The Tipping Point Is Near!
Setidaknya sudah ada tanda dengan membengkaknya populasi facebooker. Bergesernya twitter dari konsumsi early adopters only menjadi konsumsi umum. Dan lebih jelas lagi, media mainstream sudah mengafirmasi media sosial dengan jalan memakainya sebagai jembatan untuk menghubungkan diri secara langsung dengan konsumen
Is It Real or Fad?
Tergantung dengan konteks yang Anda pakai. Untuk media sosial sendiri tentunya angka penggunaannya sudah bisa dijadikan patokan tak terbantahkan. Namun jika kita menggunakan konteks internet pada umumnya, tipping point sepertinya masih agak jauh di depan.
Untuk tipping point penggunaan internet, jika hanya mengambil sampel pengguna media sosial maka perkiraan posisi tipping point tidak akan bisa tepat. Media sosial hanya cocok untuk beberapa orang saja. Masih banyak profil penggunaan layanan lain yang belum terlengkapi.
Bagi saya, tipping point penggunaan internet baru bisa ditengarai jika sudah ada cukup banyak billboard yang memajang URL dan konsumen benar-benar mengunjunginya.
Potensi Apa Yang Tersimpan?
Setelah tahun lalu kita melewati tipping point untuk blog, dan kemudian microblogging dan media sosial tahun ini, tahun depan sepertinya akan jadi saat kemunculan tipping point untuk e-commerce.

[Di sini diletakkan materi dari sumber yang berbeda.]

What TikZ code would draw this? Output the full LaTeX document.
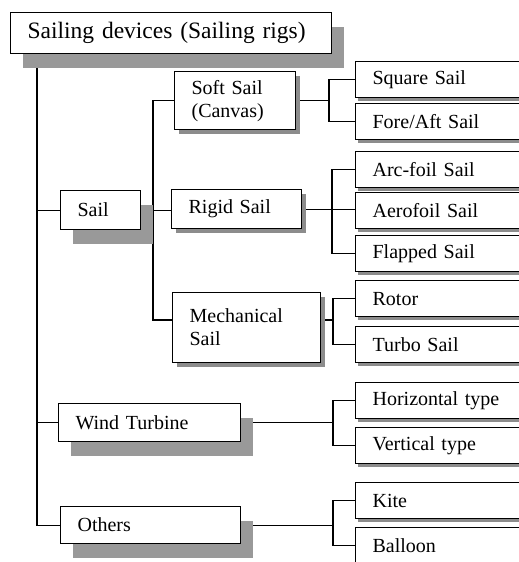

Penyedia marketplace dan toko online sudah mulai bertaburan. Kini yang diperlukan adalah percikan api untuk membuat pengguna internet berbelanja gila-gilaan.
Jumlah pemakai media sosial saat ini dan akseleras pertumbuhannya membawa momentum perubahan pada apapun yang dilaluinya. Jika kita memang menginginkan e-commerce sebagai the next big thing maka kita harus mengarahkan kekuatan besar ini ke sana.
How To Make It Real?
Kemarin saya sempat membaca Kukuh Tw (Kronologger) ingin membangun semacam e-commerce platform di atas Facebook. Detilnya memang belum diungkap, namun saya rasa ini akan jadi ide bagus untuk menjadi tahap transisi dari social networking ke e-commerce. Apparently sudah ada beberapa orang yang mendahului Kukuh Tw, melakukan penjualan lewat stream Facebook.
Dalam transisi menuju e-commerce literate, ada satu poin yang masih harus dipikirkan. Teknologi tak akan terlalu jadi masalah. Yang paling krusial justru budaya. Budaya membeli offline selain terbentur ketiadaan payment gateway juga terbentur aksesibilitas. Aksesibilitas di sini bukan sekedar koneksi internet tapi justru pada currency dan volume transaksi.
Bisakan Anda melakukan transaksi e-commerce di bawah 50 ribu? Beberapa bank sudah membatasi nominal mininal transfer. Di sini micropayment tentunya akan bisa mengeliminasi masalah ini. Semakin kecil nilai transaksi yang bisa dilakukan, semakin cepat pula kultur online terbentuk.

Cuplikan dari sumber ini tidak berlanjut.